|A known malarial transmitter, the Anopheles stephensi mosquito draws blood from a human host. Credit: CDC / Jim Gathany|
Researchers at the Irvine and San Diego campuses inserted a DNA element into the germ line of Anopheles stephensi mosquitoes which resulted in the gene preventing malaria transmission being passed on to 99.5%of offspring. A. stephensi is a leading malaria vector in Asia.
Scientists used the CRISPR method to create the mutant mosquitoes, a powerful gene editing tool that allows access to a cell’s nucleus to snip DNA to either replace mutated genes or insert new ones.
“This opens up the real promise that this technique can be adapted for eliminating malaria,” said Anthony James, Distinguished Professor of molecular biology & biochemistry and microbiology and molecular genetics at UC Irvine.
To ensure that the element carrying the malaria-blocking antibodies had reached the desired DNA site, the researchers included a protein that gave the progeny red fluorescence in the eyes. Almost 100 percent of offspring (99.5%) exhibited this trait, which James said is an amazing result for such a system that can change inheritable traits.
He added that further testing will be needed to confirm the efficacy of the antibodies and that this could eventually lead to field studies. “This is a significant first step,” said James. “We know the gene works. The mosquitoes we created are not the final brand, but we know this technology allows us to efficiently create large populations.”
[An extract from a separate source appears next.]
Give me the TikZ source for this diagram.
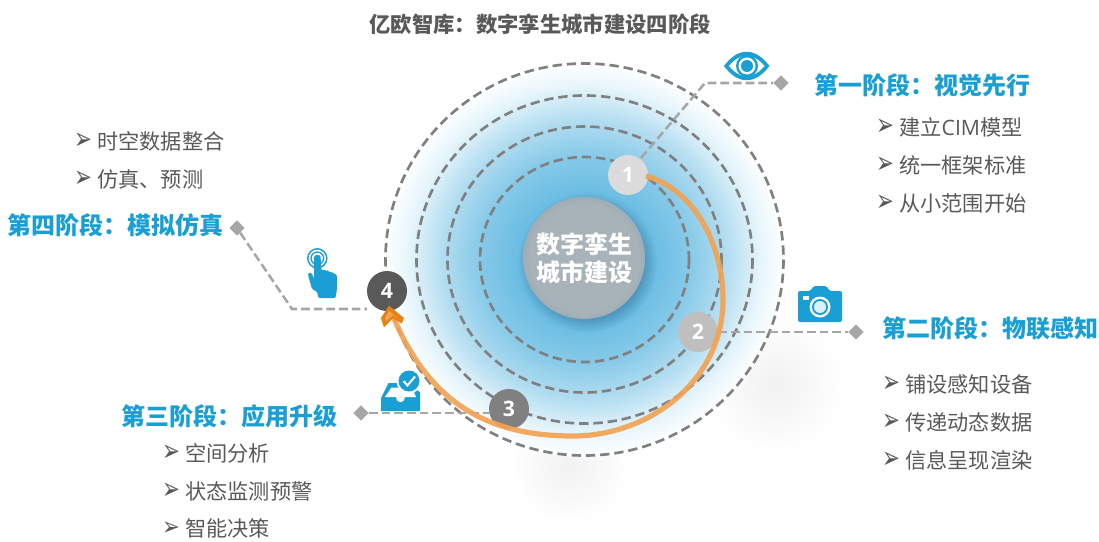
\documentclass[tikz,border=0pt]{standalone}
\usepackage{fontspec}
\setmainfont{Noto Sans CJK SC}
\newfontfamily\numfont{Open Sans}
\newfontfamily\bulfont{DejaVu Sans}
\usetikzlibrary{shapes.geometric}
\definecolor{bluetxt}{HTML}{1A9FD4}
\definecolor{graytxt}{HTML}{595959}
\definecolor{titletxt}{HTML}{595959}
\definecolor{ringc}{HTML}{808080}
\definecolor{connc}{HTML}{A6A6A6}
\definecolor{arcc}{HTML}{F2A353}
\definecolor{headc}{HTML}{E8820F}
\definecolor{gA}{HTML}{66BAE0}
\definecolor{gB}{HTML}{6BBDE3}
\definecolor{gC}{HTML}{85C9E8}
\definecolor{gD}{HTML}{B5DEF1}
\definecolor{gE}{HTML}{E6F5FB}
\definecolor{gS}{HTML}{4D94BC}
\definecolor{gT}{HTML}{F1F1F1}
\definecolor{gF}{HTML}{A8B2B9}
\definecolor{gG}{HTML}{A0ADB5}
\pgfdeclareradialshading{glow}{\pgfpoint{0bp}{0bp}}{%
  color(0bp)=(gA);
  color(8.5bp)=(gB);
  color(13bp)=(gC);
  color(18bp)=(gD);
  color(22bp)=(gE);
  color(25bp)=(white);
  color(50bp)=(white)}
\pgfdeclareradialshading{discshadow}{\pgfpoint{0bp}{0bp}}{%
  color(0bp)=(gS);
  color(20bp)=(gS);
  color(25bp)=(gB);
  color(50bp)=(gB)}
\pgfdeclareradialshading{softgray}{\pgfpoint{0bp}{0bp}}{%
  color(0bp)=(gT);
  color(25bp)=(white);
  color(50bp)=(white)}
\pgfdeclareradialshading{discface}{\pgfpoint{0bp}{0bp}}{%
  color(0bp)=(gF);
  color(22bp)=(gF);
  color(25bp)=(gG);
  color(50bp)=(gG)}
\tikzset{
  ring/.style={draw=ringc,line width=2pt,dash pattern=on 7pt off 3.7pt},
  conn/.style={draw=connc,line width=1.9pt,dash pattern=on 6.5pt off 3pt},
  numnode/.style={circle,minimum size=30pt,inner sep=0pt,text=white,font=\numfont\bfseries\fontsize{16}{16}\selectfont},
  mark diamond/.style={diamond,fill=connc,minimum size=11.5pt,inner sep=0pt},
  heading/.style={anchor=center,inner sep=0pt,text=bluetxt,font=\bfseries\fontsize{18}{18}\selectfont},
  item/.style={anchor=west,inner sep=0pt,text=graytxt,font=\fontsize{15.9}{16}\selectfont},
  bul/.style={anchor=center,inner sep=0pt,text=graytxt,font=\bulfont\fontsize{16}{16}\selectfont},
  icon/.style={fill=bluetxt,draw=none}
}
\newcommand{\bulletitem}[4]{%
  \node[bul] (#1b) at (#2+8,#3) {\scalebox{1}[1.45]{➢}};
  \node[item] (#1) at (#2+22,#3) {#4};}
\begin{document}
\begin{tikzpicture}[x=0.75pt,y=-0.75pt]
\useasboundingbox (0,0) rectangle (1099,542);
% soft shadows
\shade[shading=softgray] (775,385) circle[radius=70];
\shade[shading=softgray] (570,465) circle[radius=60];
% glow and rings
\shade[shading=glow] (584.5,259.5) ellipse[x radius=200,y radius=197];
\path[ring] (584.5,259.5) ellipse[x radius=104.5,y radius=102.5];
\path[ring] (584.5,259.5) ellipse[x radius=137,y radius=133];
\path[ring] (584.5,259.5) ellipse[x radius=168,y radius=164];
\path[ring] (584.5,259.5) ellipse[x radius=199,y radius=196];
% centre disc
\shade[shading=discshadow] (587,262) circle[radius=70];
\node[circle,minimum size=91.5pt,inner sep=0pt,shading=discface,align=center,text=white,
  font=\bfseries\fontsize{18}{21}\selectfont] (core) at (584,258) {数字孪生\\城市建设};
% title
\node[inner sep=0pt,text=titletxt,font=\bfseries\fontsize{16}{16}\selectfont] (title) at (540,24) {亿欧智库：数字孪生城市建设四阶段};
% stage nodes
\node[numnode,fill=white!86!black] (n1) at (628,175) {1};
\node[numnode,fill=black!25!white] (n2) at (698,332) {2};
\node[numnode,fill=black!50!white] (n3) at (509,409) {3};
\node[numnode,fill=black!65!white] (n4) at (387,291) {4};
% markers
\node[mark diamond] (d1) at (781,83) {};
\node[mark diamond] (d2) at (856,332) {};
\node[mark diamond] (d3) at (361,413) {};
\node[mark diamond] (d4) at (237,228) {};
\coordinate (c1) at (705,83);
\coordinate (c4) at (292,309);
\coordinate (s3) at (489,413);
\coordinate (s4) at (367,309);
% connectors
\path[conn] (n1) ++(13,-17) -- (c1) -- (d1);
\path[conn] (n2.east) -- (d2);
\path[conn] (d3) -- (s3);
\path[conn] (d4) -- (c4) -- (s4);
% arc
\coordinate (arcS) at (646,176);
\coordinate (arcE) at (393,316);
\draw[arcc,line width=3.9pt,opacity=.92] (arcS) .. controls (695,190) and (723,245) .. (723,300)
  .. controls (723,380) and (650,436) .. (573,436)
  .. controls (490,436) and (430,405) .. (arcE);
\fill[headc] (389,305.7) -- (404,318) -- (401.7,323.5) -- (393,318) -- (384,327.5) -- (381,318) -- cycle;
\fill[arcc] (389,311) -- (398,318.5) -- (393,315) -- (386,321.5) -- (385,318) -- cycle;
% eye icon
\fill[icon] (724,66) .. controls (738,47) and (755,47) .. (769.5,66) .. controls (755,85) and (738,85) .. (724,66) -- cycle;
\fill[white] (729,66) .. controls (740,52.5) and (753,52.5) .. (764.5,66) .. controls (753,79.5) and (740,79.5) .. (729,66) -- cycle;
\fill[icon] (747,66) circle[radius=11];
\fill[white] (747,66) circle[radius=8.5];
\fill[icon] (747,66) circle[radius=6];
% camera icon
\fill[icon,rounded corners=1.5pt] (798,291) -- (811,291) -- (813,286) -- (827,286) -- (829,291) -- (842,291) -- (842,322) -- (798,322) -- cycle;
\fill[white] (820,307) circle[radius=10.5];
\fill[icon] (820,307) circle[radius=8];
\fill[white!85!bluetxt] (820,307) circle[radius=6];
\fill[white] (803,296) rectangle (809,300);
% hand icon
\draw[bluetxt,line width=1.1pt] (317.3,258.3) circle[radius=9.5];
\draw[bluetxt,line width=1pt] (317.3,258.3) circle[radius=6.3];
\fill[icon,rounded corners=1.2pt] (314,259) -- (314.3,255) -- (320.4,255) -- (320.8,259) -- (320.8,270) -- (327,270) -- (327.5,271.5) -- (332,272) -- (333,273.5) -- (337,274.5) -- (337,291) -- (336,292) -- (336,298) -- (318,298) -- (317.5,292) -- (312,289) -- (308,275) -- (308.5,272.5) -- (311.5,272.5) -- (314,279) -- cycle;
% inbox icon
\fill[icon] (381,411) -- (381,398) -- (388.5,383) -- (405,383) -- (420,392) -- (420,411) -- cycle;
\fill[white] (385,397) -- (391.5,387.5) -- (412,387.5) -- (416,397) -- (405,397) .. controls (404,404) and (397,404) .. (396,397) -- cycle;
\fill[white] (409,381) circle[radius=12.5];
\fill[icon] (409,381) circle[radius=10.5];
\draw[white,line width=1.5pt] (403.5,381) -- (407.5,385.5) -- (415,376.5);
% stage 1 text
\node[heading] (h1) at (922.5,85) {第一阶段：视觉先行};
\bulletitem{a1}{877}{127}{建立{\numfont CIM}模型}
\bulletitem{a2}{877}{165}{统一框架标准}
\bulletitem{a3}{877}{203}{从小范围开始}
% stage 2 text
\node[heading] (h2) at (990,328) {第二阶段：物联感知};
\bulletitem{b1}{883}{384}{铺设感知设备}
\bulletitem{b2}{883}{422}{传递动态数据}
\bulletitem{b3}{883}{460}{信息呈现渲染}
% stage 3 text
\node[heading] (h3) at (229,416) {第三阶段：应用升级};
\bulletitem{e1}{163}{453}{空间分析}
\bulletitem{e2}{163}{491}{状态监测预警}
\node[bul] (e3b) at (171,529) {\scalebox{1}[1.2]{➢}};
\node[item] (e3) at (185,528.5) {智能决策};
% stage 4 text
\node[heading] (h4) at (115.5,225) {第四阶段：模拟仿真};
\bulletitem{f1}{75}{141}{时空数据整合}
\bulletitem{f2}{75}{179}{仿真、预测}
\end{tikzpicture}
\end{document}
Malaria is one of the world’s leading health problems. More than 40% of the world’s population live in areas where there is a risk of contracting the disease. According to the Centers for Disease Control and Prevention, 300 million to 500 million cases of malaria occur each year, and nearly 1 million people die of the disease annually – largely infants, young children and pregnant women, mostly in Africa.